Allyson Pollock | |
Education: | University of Dundee |
Profession: | Doctor |
Field: | Public health |
Allyson Pollock is a consultant in public health medicine and was the Director of the Institute of Health and Society, Newcastle University. She is an academic who is known for her research into, and opposition to, part privatisation of the UK National Health Service (NHS) via the Private Finance Initiative (PFI) and other mechanisms.
Pollock gained a BSc in physiology at the University of Dundee in Scotland then became a medical graduate (MB ChB) of the same university. She later completed an MSc at the London School of Hygiene.[1] She became a consultant in public health medicine in 1991.[2]
Pollock was head of the Public Health Policy Unit at University College London and director of research and development at University College London Hospitals NHS Foundation Trust.[1]
Pollock set up and directed the Centre for International Public Health Policy at the University of Edinburgh from 2005 to 2011.
She was professor of public health research and policy at Barts and The London School of Medicine and Dentistry, Queen Mary University of London
In 2014, she was elected to the Council of the British Medical Association, for a four-year term.[3]
In January 2017, she became the Director of the Institute of Health and Society, Newcastle University.[4]
Allyson Pollock has provided evidence to the British Parliament[5] and the Welsh National Assembly regarding PFI. Under her directorship CIPHP provided evidence to the Scottish Parliament regarding PFI.
In their statements of evidence, Allyson Pollock and her co-researcher Mark Hellowell argue that capital investment through PFI creates a large public sector cash liability. For example, they say that the £5.2billion of PFI investment in Scotland has created a public sector cash liability of £22.3bn. This cash liability is 'off balance-sheet' and does not show up on government statistics such as the Public Sector Borrowing Requirement (PSBR).
Pollock and Hellowell also say that, although the UK government's support for PFI is based on its supposed ability to deliver good value for money, the mechanisms for testing this are skewed. While developing PFI proposals, contracting authorities such as NHS trusts are required to construct a theoretical alternative to the use of PFI, which compares the value for money offered by a public versus a private finance scheme. The publicly funded alternative is called a 'public sector comparator'. In theory, if this exercise concludes that PFI does not represent good value for money compared to public finance, then the latter should be used for the procurement. However, in practice this rarely happens.
The reasons for this are discussed in a paper co-written by Pollock and published in the BMJ. Pollock et al. conclude that the true risks of many privately financed contracts are not calculated correctly. They argue that the system involves a high degree of subjectivity regarding the value of the risk being transferred to the private sector. They take one example of an NHS project in which one of the risks theoretically being transferred was that the target for clinical cost savings would not be met. The cost of this risk was estimated at £5m. However, in practice the private consortium had no responsibility for ensuring that there would actually be clinical cost-savings, and faced no penalty if there were none. The paper concludes therefore that the risk transfer was "spurious".

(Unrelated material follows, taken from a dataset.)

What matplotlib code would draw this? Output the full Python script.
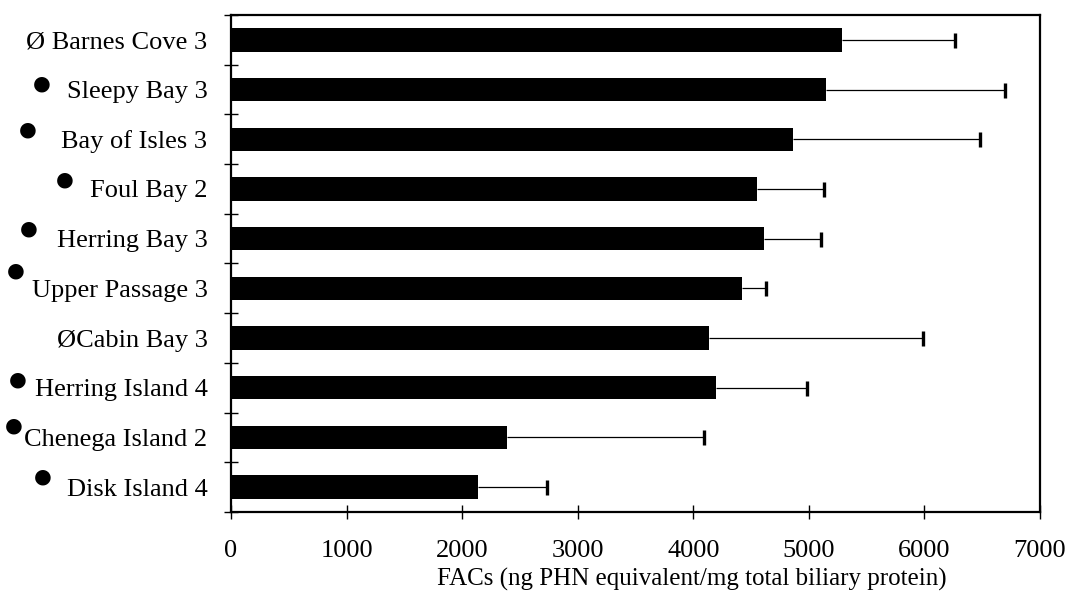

Jeremy Colman, former deputy general of the National Audit Office and the current Auditor General for Wales has supported Pollock's findings. In a Financial Times article he is quoted as saying many PFI appraisals suffer from "spurious precision" and others are based on "pseudo-scientific mumbo-jumbo". Some, he says, are simply "utter rubbish". He noted the pressures on contracting authorities to weight their appraisal in favour of taking their projects down the PFI route: "If the answer comes out wrong you don't get your project. So the answer doesn't come out wrong very often."
Pollock's son played rugby and suffered serious injury on three occasions before the age of 16: a broken nose, a fractured leg and a fractured cheekbone with concussion.[6] Following this she has spent more than a decade researching the risks involved. In 2014 she said "rugby union in schools must distinguish itself from the very brutal game practiced by the professionals."[7] She criticised poor monitoring of injuries sustained during games played by school children. She cited research from Ireland which found that in children of secondary school age the rate of injury in rugby was three times higher than other sports. In the course of a season, children have a 20% chance of concussion or bone fracture and one in seven parents have considered withdrawing their child from the games.[7]
In March 2016, Pollock was one of more than 70 doctors and academics who were signatories to an open letter seeking a ban on tackling in school level rugby matches.[8] This group set out details of the risks involved in the letter addressed to ministers, chief medical officers and children's commissioners in England, Scotland, Wales, Northern Ireland and the Republic of Ireland. World Rugby, the sport's governing body, responded by releasing the results of a survey that stated 92% of parents of children aged between seven and 18-years-old believed that the benefits of children playing sport outweighs the risks.[9]